Interestingly enough, the line is not Meslier’s. In the Testament, Meslier writes:
I remember the wish of a man a while back who had no culture or education, but who, to all appearances, did not lack the common sense to pass sound judgments on all these detestable abuses and tyrannies. In his wish and in his way of expressing his thought it seemed that he saw rather far and penetrated rather deeply into the detestable mystery of iniquity of which I just spoke, and recognized very well the perpetrators and instigators. His wish was that all the rulers of the earth and all the nobles be hanged and strangled with the guts of priests.
Wherever Lafferty got the quote, it probably wasn’t from reading Meslier firsthand. But Imagine a dystopian Lafferty novel with themes touching on the French Enlightenment and the Terror that followed the French Revolution.
Back to the sterile utopia and the novel.

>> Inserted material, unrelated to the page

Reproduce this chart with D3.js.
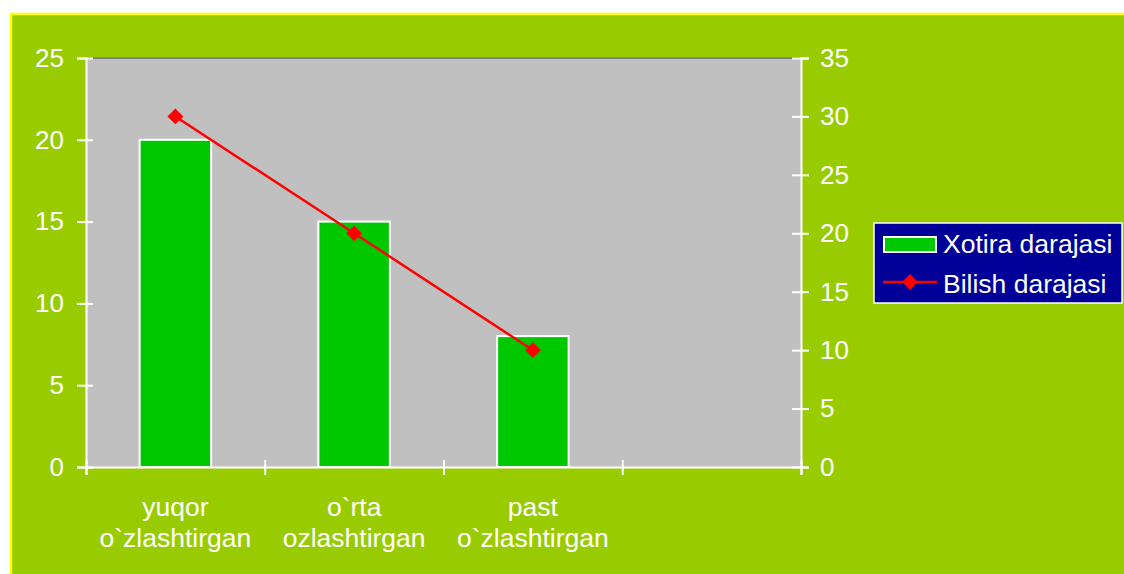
<!DOCTYPE html>
<html>
<head>
<meta charset="utf-8">
<script src="https://cdn.jsdelivr.net/npm/d3@7"></script>
<style>
  body { margin: 0; background: #fff; }
  text { font-family: "Liberation Sans", Arial, sans-serif; fill: #fff; }
</style>
</head>
<body>
<div class="chart"></div>
<script>
const WIDTH = 1124
const HEIGHT = 574

// data
const categories = ["yuqor\no`zlashtirgan", "o`rta\nozlashtirgan", "past\no`zlashtirgan", ""]
const xotira = [20, 15, 8, null]
const bilish = [30, 20, 10, null]
const leftTicks = [0, 5, 10, 15, 20, 25]
const rightTicks = [0, 5, 10, 15, 20, 25, 30, 35]
const seriesNames = ["Xotira darajasi", "Bilish darajasi"]

const plot = { left: 86, right: 801, top: 58, bottom: 467 }

const svg = d3.select(".chart")
  .append("svg")
  .attr("width", WIDTH)
  .attr("height", HEIGHT)

// outer green panel with yellow border
svg.append("rect")
  .attr("x", 11).attr("y", 14)
  .attr("width", WIDTH + 10).attr("height", HEIGHT + 10)
  .attr("fill", "#99cc00")
  .attr("stroke", "#ffff00")
  .attr("stroke-width", 2.5)

// plot area
svg.append("rect")
  .attr("x", plot.left).attr("y", plot.top)
  .attr("width", plot.right - plot.left).attr("height", plot.bottom - plot.top)
  .attr("fill", "#c0c0c0")
svg.append("line")
  .attr("x1", plot.left).attr("x2", plot.right)
  .attr("y1", plot.top).attr("y2", plot.top)
  .attr("stroke", "#808080").attr("stroke-width", 2)

const x = d3.scaleBand(d3.range(categories.length), [plot.left, plot.right]).padding(0)
const xEdge = d3.scaleLinear([0, categories.length], [plot.left, plot.right])
const yL = d3.scaleLinear([0, 25], [plot.bottom, plot.top])
const yR = d3.scaleLinear([0, 35], [plot.bottom, plot.top])

const barW = x.bandwidth() * 0.4

// bars
svg.append("g").selectAll("rect")
  .data(xotira.map((v, i) => ({ v, i })).filter(d => d.v != null))
  .join("rect")
    .attr("x", d => x(d.i) + x.bandwidth() / 2 - barW / 2)
    .attr("y", d => yL(d.v))
    .attr("width", barW)
    .attr("height", d => yL(0) - yL(d.v))
    .attr("fill", "#00c800")
    .attr("stroke", "#fff")
    .attr("stroke-width", 2)

// axes
function styleAxis(g) {
  g.select(".domain").attr("stroke", "#fff").attr("stroke-width", 2)
  g.selectAll(".tick line").attr("stroke", "#fff").attr("stroke-width", 2)
  g.selectAll(".tick text").attr("font-size", 26).attr("fill", "#fff")
}

const gL = svg.append("g")
  .attr("transform", `translate(${plot.left},0)`)
  .call(d3.axisLeft(yL).tickValues(leftTicks).tickSizeOuter(0).tickSize(9).tickPadding(13))
styleAxis(gL)
gL.selectAll(".tick line").attr("x2", 7).attr("x1", -9)

const gR = svg.append("g")
  .attr("transform", `translate(${plot.right},0)`)
  .call(d3.axisRight(yR).tickValues(rightTicks).tickSizeOuter(0).tickSize(8).tickPadding(11))
styleAxis(gR)
gR.selectAll(".tick line").attr("x1", -9).attr("x2", 8)

const gB = svg.append("g")
  .attr("transform", `translate(0,${plot.bottom})`)
  .call(d3.axisBottom(xEdge).tickValues(d3.range(categories.length + 1)).tickFormat("").tickSizeOuter(0).tickSize(8))
styleAxis(gB)
gB.selectAll(".tick line").attr("y1", -7).attr("y2", 8)

// category labels
const lab = svg.append("g").selectAll("text")
  .data(categories)
  .join("text")
    .attr("text-anchor", "middle")
    .attr("font-size", 26.5)
lab.selectAll("tspan")
  .data((d, i) => d.split("\n").map(s => ({ s, i })))
  .join("tspan")
    .attr("x", d => x(d.i) + x.bandwidth() / 2)
    .attr("y", (d, j) => 516 + j * 31)
    .text(d => d.s)

// line series (right axis)
const pts = bilish.map((v, i) => ({ v, i })).filter(d => d.v != null)
svg.append("path")
  .datum(pts)
  .attr("fill", "none")
  .attr("stroke", "#ff0000")
  .attr("stroke-width", 2.5)
  .attr("d", d3.line().x(d => x(d.i) + x.bandwidth() / 2).y(d => yR(d.v)))

const diamond = d3.symbol().type(d3.symbolSquare).size(125)
svg.append("g").selectAll("path")
  .data(pts)
  .join("path")
    .attr("d", diamond)
    .attr("transform", d => `translate(${x(d.i) + x.bandwidth() / 2},${yR(d.v)}) rotate(45)`)
    .attr("fill", "#ff0000")

// legend
const lg = svg.append("g")
lg.append("rect")
  .attr("x", 874).attr("y", 223).attr("width", 248).attr("height", 80)
  .attr("fill", "#000099").attr("stroke", "#fff").attr("stroke-width", 1.5)
lg.append("rect")
  .attr("x", 884).attr("y", 237).attr("width", 52).attr("height", 15)
  .attr("fill", "#00c800").attr("stroke", "#fff").attr("stroke-width", 2)
lg.append("line")
  .attr("x1", 883).attr("x2", 937).attr("y1", 282).attr("y2", 282)
  .attr("stroke", "#ff0000").attr("stroke-width", 2.5)
lg.append("path")
  .attr("d", diamond)
  .attr("transform", "translate(910,282) rotate(45)")
  .attr("fill", "#ff0000")
lg.selectAll("text.lg")
  .data(seriesNames)
  .join("text")
    .attr("class", "lg")
    .attr("x", 943)
    .attr("y", (d, i) => 253 + i * 40)
    .attr("font-size", 26.5)
    .text(d => d)
</script>
</body>
</html>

In Chapter One, Lafferty introduces the reader to the man who would (presumably) be the novel’s protagonist. He is one Falcon Lintner, a cynical “old crime detective.” It turns out that “crime detective” is a really bad job to have in a perfect world, but Lintner is about to get lucky. Enter the powerful Duke Locusta, the “Master of the Gentle Needle”—because of course the world is not in fact perfect. An impossible series of murders has just taken place. This is similar to how Lafferty begins the unpublished Iron Tongue of Midnight. In this case, however, the murders threaten to scandalize the world’s façade.
Locusta characterizes the metaphysical mystery as a reverse “locked room” problem. It isn't how someone escaped a sealed area, but how an eradicated evil managed to break back into the room. He wants Lintner to crack the case. Lintner accepts, saying that “it is the business of any upright person to feel out of place” in such an allegedly perfect world.
However, Lintner knows there is real danger. He is now a marked man and a bait fish. He looks to the man for the job because he vanishes from Locusta’s locked room and sets out to uncover the reality beneath the surface of a perfect society. I wish Lafferty had not abandoned it.